2) Take your time and start surfing for a better opportunity. Keep your cards to your chest, don't broadcast your intent. You need the safe-time to scout.
3) Be confident and recognize you aren't being underhanded. In the end, this is NOT about you being ungrateful. It's about fit and finish after 10 years. It's fair for employers to expect loyalty from employes, and in like fashion Employers are obligated to understand they are on the hook to run their operations in a manner that, in natural fashion, retains employees of their own free will. We all know if there's a better opportunity out there (global statement, not just $), common sense indicates that will be considered.
I don't want to push you in a direction, so please bear with me: One of the biggest mistakes throughout my lifetime was NOT leaving a place when I should have. I stuck around because of how much I had invested into managing those projects and felt "my name" was on them.

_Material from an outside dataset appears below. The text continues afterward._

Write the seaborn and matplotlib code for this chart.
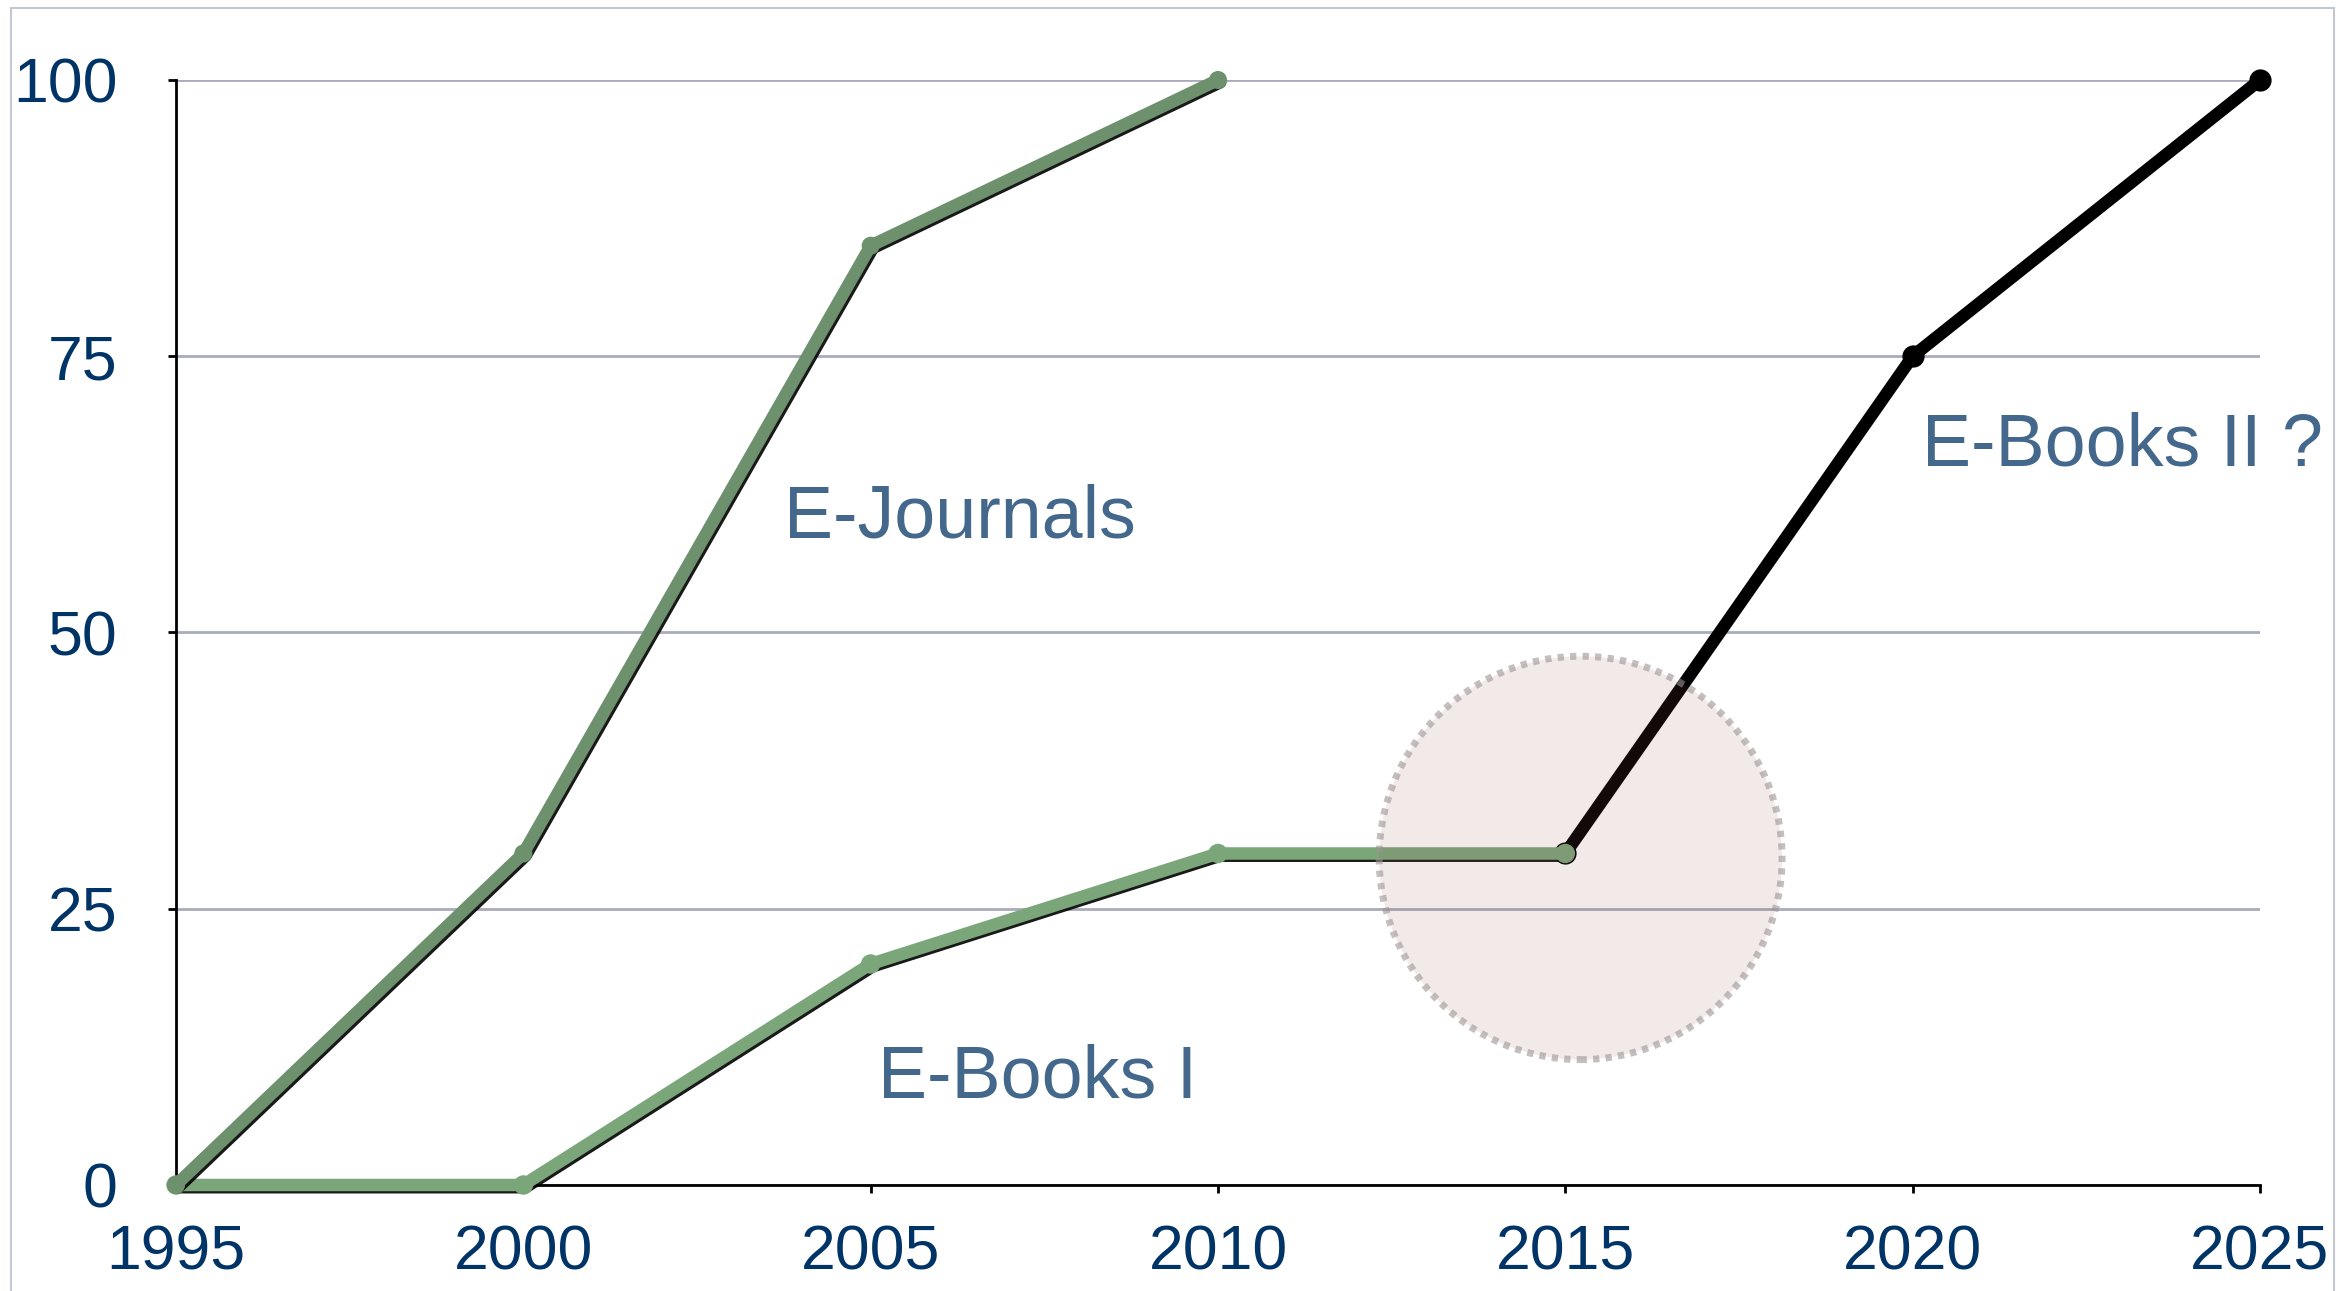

What I didn't see at the time was that to too high a degree what was going on was: Use the "agreeable fellow" as the target dummy and convenient gopher. I've generalized here, but I hope you get the drift. Companies (that have management / leadership challenges) absolutely LOVE to have hard working agreeable-people sweeping up or shouldering tasks that otherwise would/should/could be handled by other or more people.
So relax, take your time, keep quiet about it, and do some scouting in a relaxed and thought out manner. That's key.
If you are older, you have a different factor to consider: Do you stay because, in the end, that's smarter because you don't have that many years left to work? If you are younger, my personal feeling is now is the time to learn how to "dance" in job seeking. That, in itself, is good life experience.
Lastly: Be stoic, and practical. No place is Utopia. When sticking your neck out for a change it's entirely possible you end up someplace you want to leave in a year. That could happen. Consider that risk, own it, and if it should happen rinse and repeat the process.
It's like fishing. You keep casting.
Anyway, good luck to you. Be confident in your abilities. By your description and knowing nothing else you are a self-initiator with enough skills to have taken on some important duties.
There are a lot of places that want that kind of person in their shop.